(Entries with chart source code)
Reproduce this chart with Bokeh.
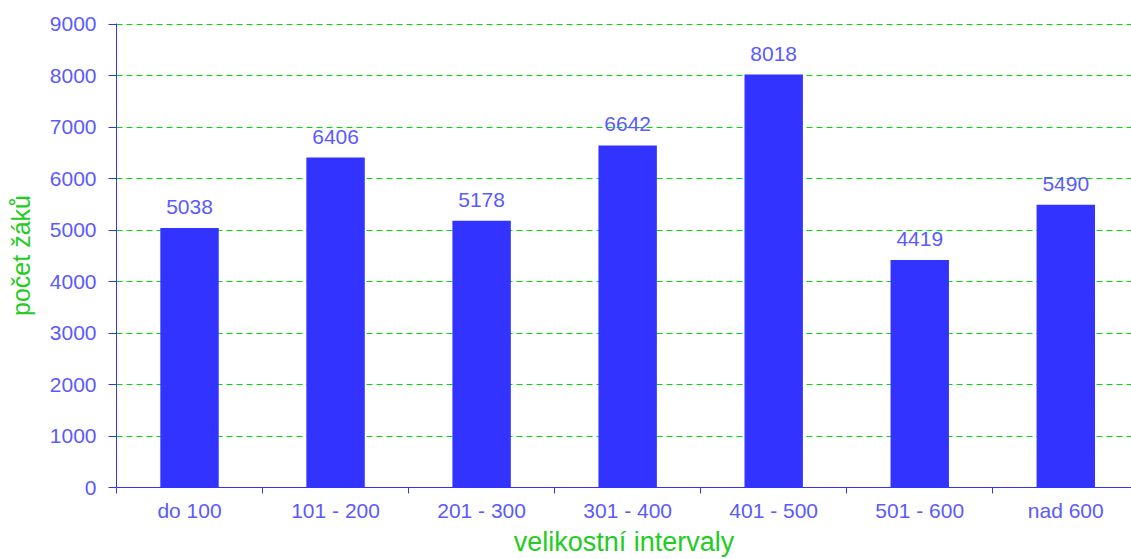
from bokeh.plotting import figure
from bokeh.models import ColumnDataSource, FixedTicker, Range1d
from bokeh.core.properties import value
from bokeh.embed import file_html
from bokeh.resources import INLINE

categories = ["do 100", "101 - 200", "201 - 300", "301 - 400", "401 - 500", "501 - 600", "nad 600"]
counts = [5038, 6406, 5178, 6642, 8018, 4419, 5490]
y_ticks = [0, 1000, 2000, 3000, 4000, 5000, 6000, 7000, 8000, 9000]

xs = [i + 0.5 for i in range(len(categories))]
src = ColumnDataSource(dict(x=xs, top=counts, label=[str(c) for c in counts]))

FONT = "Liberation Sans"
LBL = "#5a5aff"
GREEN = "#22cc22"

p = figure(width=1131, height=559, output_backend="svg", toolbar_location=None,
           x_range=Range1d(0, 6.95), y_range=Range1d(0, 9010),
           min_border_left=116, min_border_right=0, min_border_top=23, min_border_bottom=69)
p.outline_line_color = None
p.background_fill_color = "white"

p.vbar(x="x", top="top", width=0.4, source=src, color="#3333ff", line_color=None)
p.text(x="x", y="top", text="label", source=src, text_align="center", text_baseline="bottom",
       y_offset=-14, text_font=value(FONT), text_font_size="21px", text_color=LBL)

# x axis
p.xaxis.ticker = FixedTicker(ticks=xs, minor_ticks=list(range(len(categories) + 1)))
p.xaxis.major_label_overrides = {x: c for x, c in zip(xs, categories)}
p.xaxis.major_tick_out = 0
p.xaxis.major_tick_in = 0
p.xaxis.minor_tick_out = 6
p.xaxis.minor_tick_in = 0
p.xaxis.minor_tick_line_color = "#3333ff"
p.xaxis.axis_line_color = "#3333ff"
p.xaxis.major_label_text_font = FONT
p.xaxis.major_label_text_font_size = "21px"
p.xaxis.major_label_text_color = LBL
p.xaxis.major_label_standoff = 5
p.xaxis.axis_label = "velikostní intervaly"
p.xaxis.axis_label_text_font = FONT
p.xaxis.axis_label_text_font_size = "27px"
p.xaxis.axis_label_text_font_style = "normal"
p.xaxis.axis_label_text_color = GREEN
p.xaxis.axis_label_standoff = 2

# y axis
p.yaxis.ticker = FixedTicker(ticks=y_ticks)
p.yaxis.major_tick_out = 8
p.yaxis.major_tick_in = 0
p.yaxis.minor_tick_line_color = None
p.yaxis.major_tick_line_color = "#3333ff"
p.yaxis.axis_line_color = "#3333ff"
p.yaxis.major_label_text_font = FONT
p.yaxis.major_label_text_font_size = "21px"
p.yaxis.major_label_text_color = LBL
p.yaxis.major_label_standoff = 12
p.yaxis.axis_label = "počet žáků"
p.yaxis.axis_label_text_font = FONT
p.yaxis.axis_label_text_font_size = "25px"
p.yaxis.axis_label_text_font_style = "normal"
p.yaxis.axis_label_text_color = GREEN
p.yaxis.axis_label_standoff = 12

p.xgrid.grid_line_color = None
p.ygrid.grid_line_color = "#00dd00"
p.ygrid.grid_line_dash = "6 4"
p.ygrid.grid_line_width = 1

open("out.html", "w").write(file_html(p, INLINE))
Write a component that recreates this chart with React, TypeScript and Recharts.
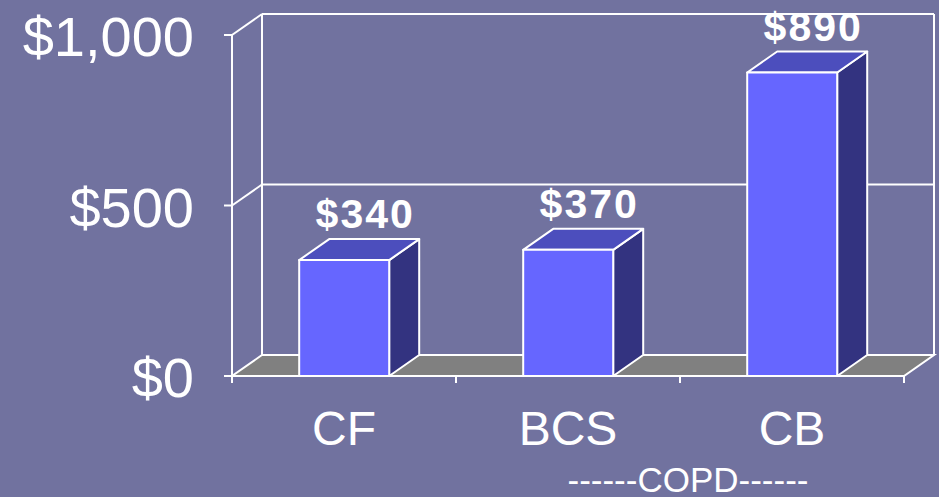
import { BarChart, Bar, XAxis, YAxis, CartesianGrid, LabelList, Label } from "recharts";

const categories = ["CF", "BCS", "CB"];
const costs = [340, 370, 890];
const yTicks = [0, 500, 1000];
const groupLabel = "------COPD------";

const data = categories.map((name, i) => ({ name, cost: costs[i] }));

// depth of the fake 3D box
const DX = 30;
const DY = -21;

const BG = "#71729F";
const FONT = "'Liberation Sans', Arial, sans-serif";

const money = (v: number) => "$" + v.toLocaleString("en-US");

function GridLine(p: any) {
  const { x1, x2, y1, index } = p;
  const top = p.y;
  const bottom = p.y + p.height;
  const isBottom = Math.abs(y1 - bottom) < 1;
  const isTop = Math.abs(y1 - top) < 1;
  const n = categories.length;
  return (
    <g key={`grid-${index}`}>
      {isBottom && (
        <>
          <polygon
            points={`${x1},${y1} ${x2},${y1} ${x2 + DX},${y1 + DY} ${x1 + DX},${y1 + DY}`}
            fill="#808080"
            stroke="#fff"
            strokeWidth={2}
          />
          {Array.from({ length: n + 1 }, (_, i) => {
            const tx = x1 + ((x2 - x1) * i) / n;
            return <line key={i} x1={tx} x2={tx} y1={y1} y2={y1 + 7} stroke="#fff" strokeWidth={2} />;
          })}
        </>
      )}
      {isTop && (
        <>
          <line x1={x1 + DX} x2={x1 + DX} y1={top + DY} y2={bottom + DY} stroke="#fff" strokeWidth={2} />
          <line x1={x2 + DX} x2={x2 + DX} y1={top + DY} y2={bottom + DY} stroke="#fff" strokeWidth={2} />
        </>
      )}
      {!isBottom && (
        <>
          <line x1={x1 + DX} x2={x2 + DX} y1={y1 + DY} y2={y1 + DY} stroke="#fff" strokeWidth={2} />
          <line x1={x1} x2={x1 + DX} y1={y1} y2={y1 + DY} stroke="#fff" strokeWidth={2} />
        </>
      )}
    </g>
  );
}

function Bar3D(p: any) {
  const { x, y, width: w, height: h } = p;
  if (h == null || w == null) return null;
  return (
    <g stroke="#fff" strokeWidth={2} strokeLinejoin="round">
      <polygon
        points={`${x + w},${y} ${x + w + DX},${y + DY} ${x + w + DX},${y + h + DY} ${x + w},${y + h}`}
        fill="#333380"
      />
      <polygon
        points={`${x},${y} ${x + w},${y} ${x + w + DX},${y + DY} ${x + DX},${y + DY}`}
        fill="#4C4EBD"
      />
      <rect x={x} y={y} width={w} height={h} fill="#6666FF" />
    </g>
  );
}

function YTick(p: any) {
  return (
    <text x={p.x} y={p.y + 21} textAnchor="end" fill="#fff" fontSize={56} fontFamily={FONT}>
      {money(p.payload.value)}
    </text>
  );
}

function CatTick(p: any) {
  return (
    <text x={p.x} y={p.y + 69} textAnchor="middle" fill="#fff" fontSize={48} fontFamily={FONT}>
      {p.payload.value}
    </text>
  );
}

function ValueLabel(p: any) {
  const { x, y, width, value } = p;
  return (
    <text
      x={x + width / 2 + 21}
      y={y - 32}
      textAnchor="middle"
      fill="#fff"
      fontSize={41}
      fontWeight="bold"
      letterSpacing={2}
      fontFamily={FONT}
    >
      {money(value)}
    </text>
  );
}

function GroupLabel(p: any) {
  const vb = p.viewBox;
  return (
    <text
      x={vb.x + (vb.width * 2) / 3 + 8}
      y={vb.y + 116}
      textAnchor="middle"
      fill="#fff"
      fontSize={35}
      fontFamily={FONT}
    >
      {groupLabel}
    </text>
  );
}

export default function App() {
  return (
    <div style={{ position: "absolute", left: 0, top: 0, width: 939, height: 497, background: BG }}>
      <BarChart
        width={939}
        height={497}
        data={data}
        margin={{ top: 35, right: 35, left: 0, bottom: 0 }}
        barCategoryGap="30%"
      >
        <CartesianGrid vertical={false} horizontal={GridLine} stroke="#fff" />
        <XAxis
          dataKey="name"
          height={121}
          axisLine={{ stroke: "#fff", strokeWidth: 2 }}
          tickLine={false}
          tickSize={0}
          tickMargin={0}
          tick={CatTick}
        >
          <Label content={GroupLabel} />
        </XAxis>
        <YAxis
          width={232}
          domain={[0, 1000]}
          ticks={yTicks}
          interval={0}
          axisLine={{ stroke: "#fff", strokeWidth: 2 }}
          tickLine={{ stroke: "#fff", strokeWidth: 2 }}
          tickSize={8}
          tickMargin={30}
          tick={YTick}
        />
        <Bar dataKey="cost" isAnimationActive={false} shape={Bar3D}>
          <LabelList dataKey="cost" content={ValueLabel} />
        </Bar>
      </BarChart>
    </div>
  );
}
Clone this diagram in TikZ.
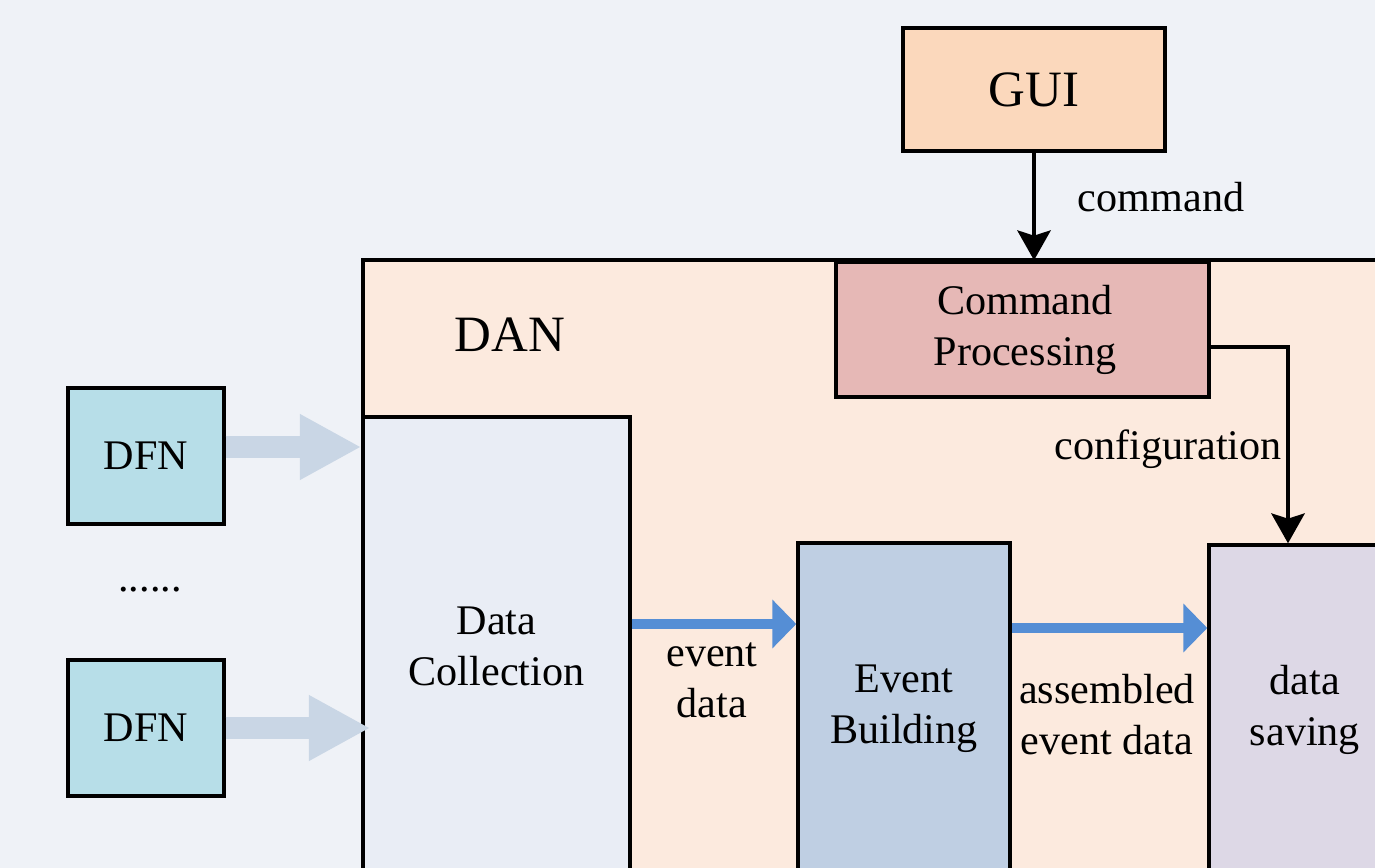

● **STATED PROBLEM**
Repeat the lines above exactly, beginning with the one containing "Write a component" and finishing with the one containing "const money = (v: number)". No pictures belong in the copy.

● **SOLUTION**
Write a component that recreates this chart with React, TypeScript and Recharts.
import { BarChart, Bar, XAxis, YAxis, CartesianGrid, LabelList, Label } from "recharts";

const categories = ["CF", "BCS", "CB"];
const costs = [340, 370, 890];
const yTicks = [0, 500, 1000];
const groupLabel = "------COPD------";

const data = categories.map((name, i) => ({ name, cost: costs[i] }));

// depth of the fake 3D box
const DX = 30;
const DY = -21;

const BG = "#71729F";
const FONT = "'Liberation Sans', Arial, sans-serif";

const money = (v: number) => "$" + v.toLocaleString("en-US");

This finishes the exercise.